■ SHORT PROBLEM:
Only the lines from the line containing "Write the matplotlib code for this chart." through the line containing "plt.rcParams['font.family'] = ['Lato', 'DejaVu" should be reproduced, please, with no pictures.

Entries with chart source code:
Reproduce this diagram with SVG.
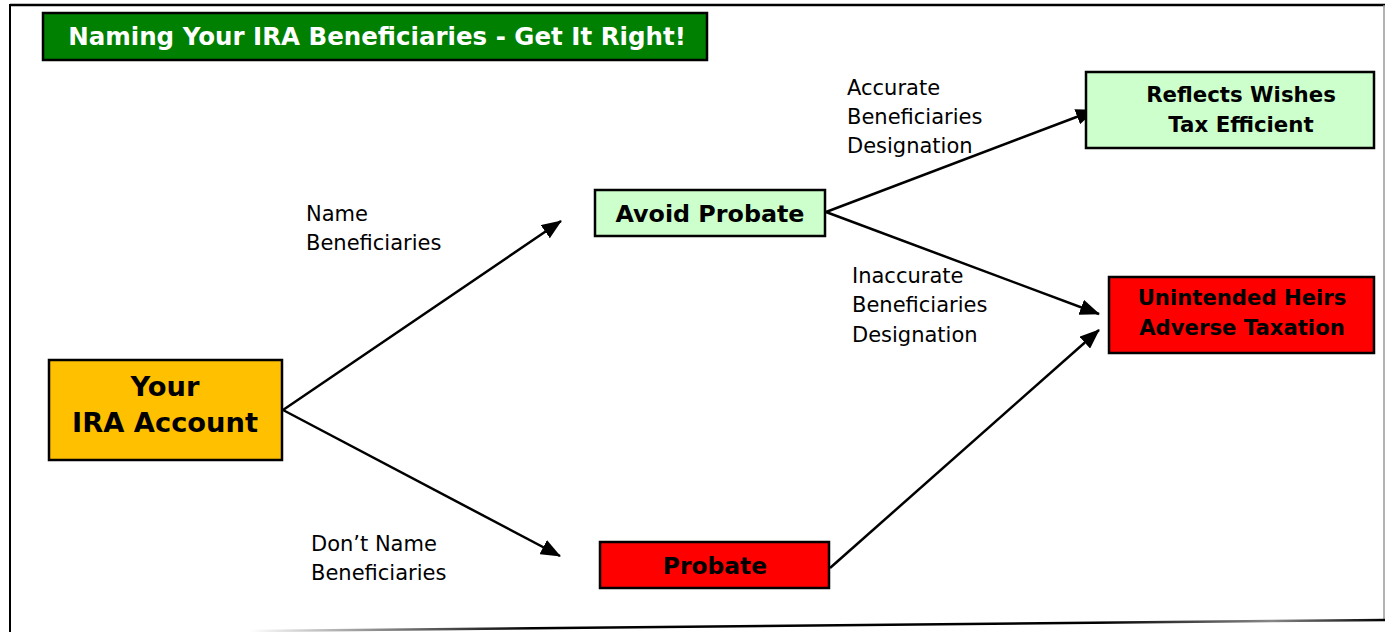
<svg xmlns="http://www.w3.org/2000/svg" width="1385" height="632" viewBox="0 0 1385 632">
<defs>
<marker id="arrow" markerWidth="20" markerHeight="16" refX="19" refY="8" orient="auto" markerUnits="userSpaceOnUse">
<path d="M0,0 L20,8 L0,16 Z" fill="#000"/>
</marker>
<linearGradient id="bot" x1="0" y1="0" x2="1" y2="0">
<stop offset="0" stop-color="#fff"/>
<stop offset="0.25" stop-color="#000"/>
<stop offset="0.75" stop-color="#000"/>
<stop offset="0.9" stop-color="#888"/>
<stop offset="1" stop-color="#000"/>
</linearGradient>
</defs>
<style>
.box{stroke:#000;stroke-width:2.5}
.t{font-family:"DejaVu Sans",Verdana,sans-serif;font-weight:bold;fill:#000;text-anchor:middle}
.lbl{font-family:"DejaVu Sans",Verdana,sans-serif;font-size:21px;fill:#000}
.c{fill:none;stroke:#000;stroke-width:2.5;marker-end:url(#arrow)}
</style>
<rect width="1385" height="632" fill="#fff"/>
<g id="frame">
<line x1="10" y1="5" x2="1385" y2="5" stroke="#000" stroke-width="2.5"/>
<line x1="10" y1="4" x2="10" y2="632" stroke="#000" stroke-width="2"/>
<line x1="1384" y1="5" x2="1384" y2="620" stroke="#999" stroke-width="1.5"/>
<line x1="250" y1="631" x2="1385" y2="620" stroke="url(#bot)" stroke-width="2.5"/>
</g>
<g id="title">
<rect class="box" x="43" y="13" width="664" height="47" fill="#008000"/>
<text class="t" x="377" y="45" font-size="24.5" style="fill:#fff">Naming Your IRA Beneficiaries - Get It Right!</text>
</g>
<g id="connectors">
<line class="c" x1="283" y1="410" x2="561" y2="221"/>
<line class="c" x1="283" y1="410" x2="560" y2="556"/>
<line class="c" x1="826" y1="212" x2="1095" y2="110"/>
<line class="c" x1="826" y1="212" x2="1099" y2="314"/>
<line class="c" x1="830" y1="568" x2="1099" y2="330"/>
</g>
<g id="lbl-name">
<text class="lbl" x="306" y="221">Name</text>
<text class="lbl" x="306" y="250">Beneficiaries</text>
</g>
<g id="lbl-dont">
<text class="lbl" x="311" y="551">Don’t Name</text>
<text class="lbl" x="311" y="580">Beneficiaries</text>
</g>
<g id="lbl-accurate">
<text class="lbl" x="847" y="95">Accurate</text>
<text class="lbl" x="847" y="124">Beneficiaries</text>
<text class="lbl" x="847" y="153">Designation</text>
</g>
<g id="lbl-inaccurate">
<text class="lbl" x="852" y="283">Inaccurate</text>
<text class="lbl" x="852" y="312">Beneficiaries</text>
<text class="lbl" x="852" y="342">Designation</text>
</g>
<g id="ira">
<rect class="box" x="49" y="360" width="233" height="100" fill="#FFC000"/>
<text class="t" x="165" y="396" font-size="27.3">Your</text>
<text class="t" x="165" y="432" font-size="27.3">IRA Account</text>
</g>
<g id="avoid">
<rect class="box" x="595" y="190" width="230" height="46" fill="#CCFFCC"/>
<text class="t" x="710" y="222" font-size="23.8">Avoid Probate</text>
</g>
<g id="reflects">
<rect class="box" x="1086" y="72" width="288" height="76" fill="#CCFFCC"/>
<text class="t" x="1241" y="102" font-size="21.3">Reflects Wishes</text>
<text class="t" x="1241" y="132" font-size="21.3">Tax Efficient</text>
</g>
<g id="unintended">
<rect class="box" x="1109" y="277" width="265" height="76" fill="#FF0000"/>
<text class="t" x="1242" y="305" font-size="21.2">Unintended Heirs</text>
<text class="t" x="1242" y="335" font-size="21.2">Adverse Taxation</text>
</g>
<g id="probate">
<rect class="box" x="600" y="542" width="229" height="46" fill="#FF0000"/>
<text class="t" x="715" y="574" font-size="23.4">Probate</text>
</g>
</svg>
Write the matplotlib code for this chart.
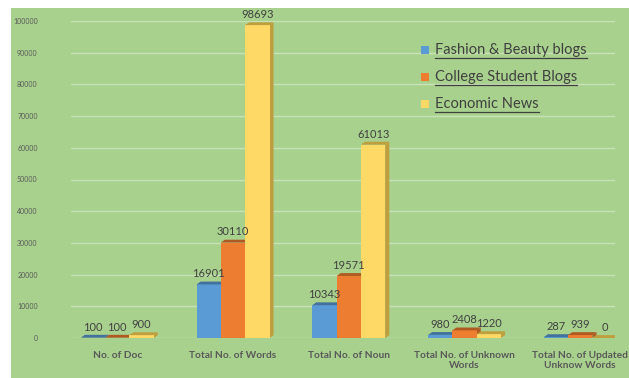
import numpy as np
import matplotlib
matplotlib.use('Agg')
import matplotlib.pyplot as plt
from matplotlib.patches import Rectangle, Polygon
from matplotlib.lines import Line2D

plt.rcParams['font.family'] = ['Lato', 'DejaVu Sans']

# data
categories = ['No. of Doc', 'Total No. of Words', 'Total No. of Noun',
              'Total No. of Unknown\nWords', 'Total No. of Updated\nUnknow Words']
series_names = ['Fashion & Beauty blogs', 'College Student Blogs', 'Economic News']
fashion = [100, 16901, 10343, 980, 287]
college = [100, 30110, 19571, 2408, 939]
economic = [900, 98693, 61013, 1220, 0]
yticks = [0, 10000, 20000, 30000, 40000, 50000, 60000, 70000, 80000, 90000, 100000]

colors = ['#5B9BD5', '#ED7D31', '#FFD966']
tops = ['#41719C', '#AE5A21', '#BF9E3D']
green = '#A9D18E'
txt = '#404040'

fig = plt.figure(figsize=(6.29, 3.78), dpi=100, facecolor='white')

# green chart area behind everything
bg = fig.add_axes([11 / 629, 0, 1 - 11 / 629, 1 - 8 / 378])
bg.set_facecolor(green)
bg.set_xticks([])
bg.set_yticks([])
for s in bg.spines.values():
    s.set_visible(False)
bg.set_zorder(0)

ax = fig.add_axes([71 / 629, 1 - 338 / 378, 544 / 629, 317 / 378])
ax.set_facecolor('none')
ax.set_zorder(1)

x = np.arange(len(categories))
w = 0.21
dx, dy = 0.035, 900
for i, vals in enumerate([fashion, college, economic]):
    pos = x + (i - 1) * w
    ax.bar(pos, vals, w, color=colors[i], zorder=3 + i, label=series_names[i])
    for p, v in zip(pos, vals):
        x0, x1 = p - w / 2, p + w / 2
        top = Polygon([(x0, v), (x0 + dx, v + dy), (x1 + dx, v + dy), (x1, v)],
                      closed=True, facecolor=tops[i], edgecolor='none', zorder=3 + i)
        ax.add_patch(top)
        side = Polygon([(x1, 0), (x1 + dx, dy), (x1 + dx, v + dy), (x1, v)],
                       closed=True, facecolor=tops[i], edgecolor='none', zorder=2.5 + i)
        ax.add_patch(side)
        ax.text(p, v + dy + 700, str(v), ha='center', va='bottom',
                fontsize=8, color=txt, zorder=10)

ax.set_xlim(-0.4, 4.3)
ax.set_ylim(0, 100000)
ax.set_yticks(yticks)
ax.set_yticklabels([str(t) for t in yticks], fontsize=5, color='#595959')
ax.set_xticks(x)
ax.set_xticklabels(categories, fontsize=7.3, fontweight='bold', color='#595959',
                   linespacing=1.25)
ax.tick_params(length=0)
ax.tick_params(axis='x', pad=9)
ax.tick_params(axis='y', pad=24)
ax.grid(axis='y', color='#C8E2B8', linewidth=1.0, zorder=1)
for s in ax.spines.values():
    s.set_visible(False)

# legend drawn by hand so the labels can be underlined
fig.canvas.draw()
renderer = fig.canvas.get_renderer()
ys = [50, 77, 104]
for name, c, yp in zip(series_names, colors, ys):
    fy = 1 - yp / 378
    sq = Rectangle((421 / 629, fy - 4 / 378), 8 / 629, 8 / 378,
                   transform=fig.transFigure, facecolor=c, edgecolor='none', zorder=5)
    fig.patches.append(sq)
    t = fig.text(435 / 629, fy, name, fontsize=10.5, color=txt, va='center', zorder=5)
    bb = t.get_window_extent(renderer).transformed(fig.transFigure.inverted())
    fig.lines.append(Line2D([bb.x0, bb.x1], [bb.y0 - 1 / 378, bb.y0 - 1 / 378],
                            transform=fig.transFigure, color=txt, linewidth=0.9,
                            zorder=5))

fig.savefig('out.png', dpi=100, facecolor=fig.get_facecolor())
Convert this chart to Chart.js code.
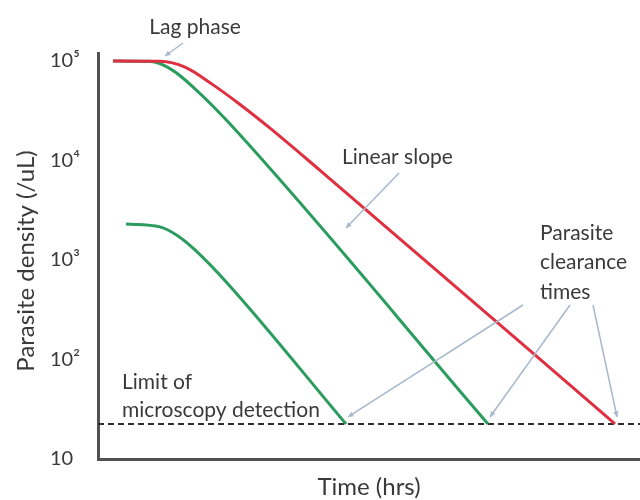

■ SOLUTION TO THIS PROBLEM:
Write the matplotlib code for this chart.
import numpy as np
import matplotlib
matplotlib.use('Agg')
import matplotlib.pyplot as plt
from matplotlib.patches import Rectangle, Polygon
from matplotlib.lines import Line2D

plt.rcParams['font.family'] = ['Lato', 'DejaVu Sans']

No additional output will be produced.